[START OF INFORMATION SUPPLIED]

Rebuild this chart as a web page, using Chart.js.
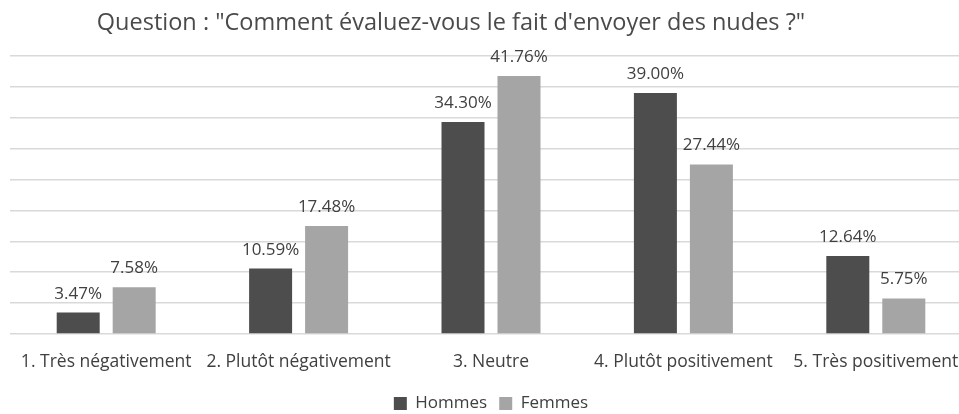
<!DOCTYPE html>
<html>
<head>
<meta charset="utf-8">
<script src="https://cdn.jsdelivr.net/npm/chart.js@4"></script>
<style>
  html, body { margin: 0; padding: 0; background: #fff; }
  #wrap { width: 959px; height: 414px; overflow: hidden; }
</style>
</head>
<body>
<!-- the plot runs a little past the right edge of the picture, so the canvas is wider than the frame -->
<div id="wrap"><canvas id="chart" width="975" height="414"></canvas></div>
<script>
const categories = ['1. Très négativement', '2. Plutôt négativement', '3. Neutre', '4. Plutôt positivement', '5. Très positivement'];
const hommes = [3.47, 10.59, 34.30, 39.00, 12.64];
const femmes = [7.58, 17.48, 41.76, 27.44, 5.75];
const seriesNames = ['Hommes', 'Femmes'];
const titleText = 'Question : "Comment évaluez-vous le fait d\'envoyer des nudes ?"';

const FONT = "'Open Sans', sans-serif";

// percentage above each bar
const barLabels = {
    id: 'barLabels',
    afterDatasetsDraw(chart) {
        const ctx = chart.ctx;
        ctx.save();
        ctx.font = `17px ${FONT}`;
        ctx.fillStyle = '#404040';
        ctx.textAlign = 'center';
        ctx.textBaseline = 'alphabetic';
        chart.data.datasets.forEach((ds, i) => {
            chart.getDatasetMeta(i).data.forEach((bar, j) => {
                ctx.fillText(ds.data[j].toFixed(2) + '%', bar.x, bar.y - 14);
            });
        });
        ctx.restore();
    }
};

// title sits a bit left of centre in the original
const titleDraw = {
    id: 'titleDraw',
    afterDraw(chart) {
        const ctx = chart.ctx;
        ctx.save();
        ctx.font = `23.5px ${FONT}`;
        ctx.fillStyle = '#4a4a4a';
        ctx.textAlign = 'center';
        ctx.textBaseline = 'alphabetic';
        ctx.fillText(titleText, 451, 30);
        ctx.restore();
    }
};

new Chart(document.getElementById('chart'), {
    type: 'bar',
    data: {
        labels: categories,
        datasets: [
            { label: seriesNames[0], data: hommes, backgroundColor: '#4d4d4d', categoryPercentage: 0.582, barPercentage: 0.768 },
            { label: seriesNames[1], data: femmes, backgroundColor: '#a5a5a5', categoryPercentage: 0.582, barPercentage: 0.768 }
        ]
    },
    options: {
        responsive: false,
        animation: false,
        layout: { padding: { left: 10, right: 3, top: 56, bottom: -8 } },
        scales: {
            x: {
                grid: { display: false },
                border: { display: false },
                ticks: { color: '#404040', font: { family: FONT, size: 17.5 }, padding: 10, maxRotation: 0, autoSkip: false },
                afterFit(scale) { scale.height = 49; }
            },
            y: {
                min: 0,
                max: 45,
                ticks: { display: false, stepSize: 5 },
                grid: { color: '#d9d9d9', lineWidth: 1.5, drawTicks: false },
                border: { display: false }
            }
        },
        plugins: {
            title: { display: false },
            legend: {
                position: 'bottom',
                labels: { color: '#404040', font: { family: FONT, size: 17 }, boxWidth: 13, boxHeight: 13, padding: 12 }
            },
            tooltip: { enabled: false }
        }
    },
    plugins: [barLabels, titleDraw]
});
</script>
</body>
</html>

[END OF INFORMATION SUPPLIED]

■ **REQUIREMENT**: Output the lines above in full and exactly as given, omitting any pictures.

■ **EXERCISE RESULT**:
Rebuild this chart as a web page, using Chart.js.
<!DOCTYPE html>
<html>
<head>
<meta charset="utf-8">
<script src="https://cdn.jsdelivr.net/npm/chart.js@4"></script>
<style>
  html, body { margin: 0; padding: 0; background: #fff; }
  #wrap { width: 959px; height: 414px; overflow: hidden; }
</style>
</head>
<body>
<!-- the plot runs a little past the right edge of the picture, so the canvas is wider than the frame -->
<div id="wrap"><canvas id="chart" width="975" height="414"></canvas></div>
<script>
const categories = ['1. Très négativement', '2. Plutôt négativement', '3. Neutre', '4. Plutôt positivement', '5. Très positivement'];
const hommes = [3.47, 10.59, 34.30, 39.00, 12.64];
const femmes = [7.58, 17.48, 41.76, 27.44, 5.75];
const seriesNames = ['Hommes', 'Femmes'];
const titleText = 'Question : "Comment évaluez-vous le fait d\'envoyer des nudes ?"';

const FONT = "'Open Sans', sans-serif";

// percentage above each bar
const barLabels = {
    id: 'barLabels',
    afterDatasetsDraw(chart) {
        const ctx = chart.ctx;
        ctx.save();
        ctx.font = `17px ${FONT}`;
        ctx.fillStyle = '#404040';
        ctx.textAlign = 'center';
        ctx.textBaseline = 'alphabetic';
        chart.data.datasets.forEach((ds, i) => {
            chart.getDatasetMeta(i).data.forEach((bar, j) => {
                ctx.fillText(ds.data[j].toFixed(2) + '%', bar.x, bar.y - 14);
            });
        });
        ctx.restore();
    }
};

// title sits a bit left of centre in the original
const titleDraw = {
    id: 'titleDraw',
    afterDraw(chart) {
        const ctx = chart.ctx;
        ctx.save();
        ctx.font = `23.5px ${FONT}`;
        ctx.fillStyle = '#4a4a4a';
        ctx.textAlign = 'center';
        ctx.textBaseline = 'alphabetic';
        ctx.fillText(titleText, 451, 30);
        ctx.restore();
    }
};

new Chart(document.getElementById('chart'), {
    type: 'bar',
    data: {
        labels: categories,
        datasets: [
            { label: seriesNames[0], data: hommes, backgroundColor: '#4d4d4d', categoryPercentage: 0.582, barPercentage: 0.768 },
            { label: seriesNames[1], data: femmes, backgroundColor: '#a5a5a5', categoryPercentage: 0.582, barPercentage: 0.768 }
        ]
    },
    options: {
        responsive: false,
        animation: false,
        layout: { padding: { left: 10, right: 3, top: 56, bottom: -8 } },
        scales: {
            x: {
                grid: { display: false },
                border: { display: false },
                ticks: { color: '#404040', font: { family: FONT, size: 17.5 }, padding: 10, maxRotation: 0, autoSkip: false },
                afterFit(scale) { scale.height = 49; }
            },
            y: {
                min: 0,
                max: 45,
                ticks: { display: false, stepSize: 5 },
                grid: { color: '#d9d9d9', lineWidth: 1.5, drawTicks: false },
                border: { display: false }
            }
        },
        plugins: {
            title: { display: false },
            legend: {
                position: 'bottom',
                labels: { color: '#404040', font: { family: FONT, size: 17 }, boxWidth: 13, boxHeight: 13, padding: 12 }
            },
            tooltip: { enabled: false }
        }
    },
    plugins: [barLabels, titleDraw]
});
</script>
</body>
</html>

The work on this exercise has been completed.